[Collected data start]
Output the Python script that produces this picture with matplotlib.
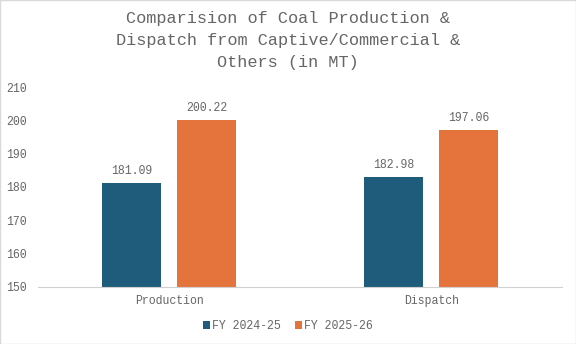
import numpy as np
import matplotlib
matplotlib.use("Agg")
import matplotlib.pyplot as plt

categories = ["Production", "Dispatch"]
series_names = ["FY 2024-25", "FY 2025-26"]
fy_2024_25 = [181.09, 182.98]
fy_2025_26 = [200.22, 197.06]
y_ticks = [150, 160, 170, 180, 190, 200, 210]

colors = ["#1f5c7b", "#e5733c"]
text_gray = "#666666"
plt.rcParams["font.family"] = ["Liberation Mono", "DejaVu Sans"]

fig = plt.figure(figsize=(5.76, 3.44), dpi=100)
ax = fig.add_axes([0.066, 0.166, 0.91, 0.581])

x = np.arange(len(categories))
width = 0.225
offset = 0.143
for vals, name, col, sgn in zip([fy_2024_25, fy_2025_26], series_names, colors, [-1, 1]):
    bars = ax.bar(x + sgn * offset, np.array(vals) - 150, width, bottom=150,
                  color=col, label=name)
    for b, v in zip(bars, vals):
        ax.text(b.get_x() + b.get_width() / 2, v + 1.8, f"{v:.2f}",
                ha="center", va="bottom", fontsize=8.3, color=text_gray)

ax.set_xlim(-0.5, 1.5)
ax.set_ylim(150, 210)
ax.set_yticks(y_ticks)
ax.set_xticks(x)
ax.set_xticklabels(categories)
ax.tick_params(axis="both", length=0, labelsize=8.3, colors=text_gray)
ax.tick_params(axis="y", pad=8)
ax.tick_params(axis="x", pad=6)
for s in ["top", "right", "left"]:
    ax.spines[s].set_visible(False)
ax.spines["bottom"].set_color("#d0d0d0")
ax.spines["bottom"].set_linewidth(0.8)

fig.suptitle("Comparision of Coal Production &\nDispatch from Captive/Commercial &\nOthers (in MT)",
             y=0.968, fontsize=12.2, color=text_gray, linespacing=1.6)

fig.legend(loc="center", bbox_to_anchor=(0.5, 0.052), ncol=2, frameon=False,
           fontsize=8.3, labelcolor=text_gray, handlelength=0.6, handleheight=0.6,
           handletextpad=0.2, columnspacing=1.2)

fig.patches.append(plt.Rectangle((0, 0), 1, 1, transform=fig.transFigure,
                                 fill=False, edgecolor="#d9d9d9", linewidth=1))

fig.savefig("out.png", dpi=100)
[Collected data end]
**Aim:** From the material above, reproduce everything verbatim except the pictures.

**Output for this exercise:**
Output the Python script that produces this picture with matplotlib.
import numpy as np
import matplotlib
matplotlib.use("Agg")
import matplotlib.pyplot as plt

categories = ["Production", "Dispatch"]
series_names = ["FY 2024-25", "FY 2025-26"]
fy_2024_25 = [181.09, 182.98]
fy_2025_26 = [200.22, 197.06]
y_ticks = [150, 160, 170, 180, 190, 200, 210]

colors = ["#1f5c7b", "#e5733c"]
text_gray = "#666666"
plt.rcParams["font.family"] = ["Liberation Mono", "DejaVu Sans"]

fig = plt.figure(figsize=(5.76, 3.44), dpi=100)
ax = fig.add_axes([0.066, 0.166, 0.91, 0.581])

x = np.arange(len(categories))
width = 0.225
offset = 0.143
for vals, name, col, sgn in zip([fy_2024_25, fy_2025_26], series_names, colors, [-1, 1]):
    bars = ax.bar(x + sgn * offset, np.array(vals) - 150, width, bottom=150,
                  color=col, label=name)
    for b, v in zip(bars, vals):
        ax.text(b.get_x() + b.get_width() / 2, v + 1.8, f"{v:.2f}",
                ha="center", va="bottom", fontsize=8.3, color=text_gray)

ax.set_xlim(-0.5, 1.5)
ax.set_ylim(150, 210)
ax.set_yticks(y_ticks)
ax.set_xticks(x)
ax.set_xticklabels(categories)
ax.tick_params(axis="both", length=0, labelsize=8.3, colors=text_gray)
ax.tick_params(axis="y", pad=8)
ax.tick_params(axis="x", pad=6)
for s in ["top", "right", "left"]:
    ax.spines[s].set_visible(False)
ax.spines["bottom"].set_color("#d0d0d0")
ax.spines["bottom"].set_linewidth(0.8)

fig.suptitle("Comparision of Coal Production &\nDispatch from Captive/Commercial &\nOthers (in MT)",
             y=0.968, fontsize=12.2, color=text_gray, linespacing=1.6)

fig.legend(loc="center", bbox_to_anchor=(0.5, 0.052), ncol=2, frameon=False,
           fontsize=8.3, labelcolor=text_gray, handlelength=0.6, handleheight=0.6,
           handletextpad=0.2, columnspacing=1.2)

fig.patches.append(plt.Rectangle((0, 0), 1, 1, transform=fig.transFigure,
                                 fill=False, edgecolor="#d9d9d9", linewidth=1))

fig.savefig("out.png", dpi=100)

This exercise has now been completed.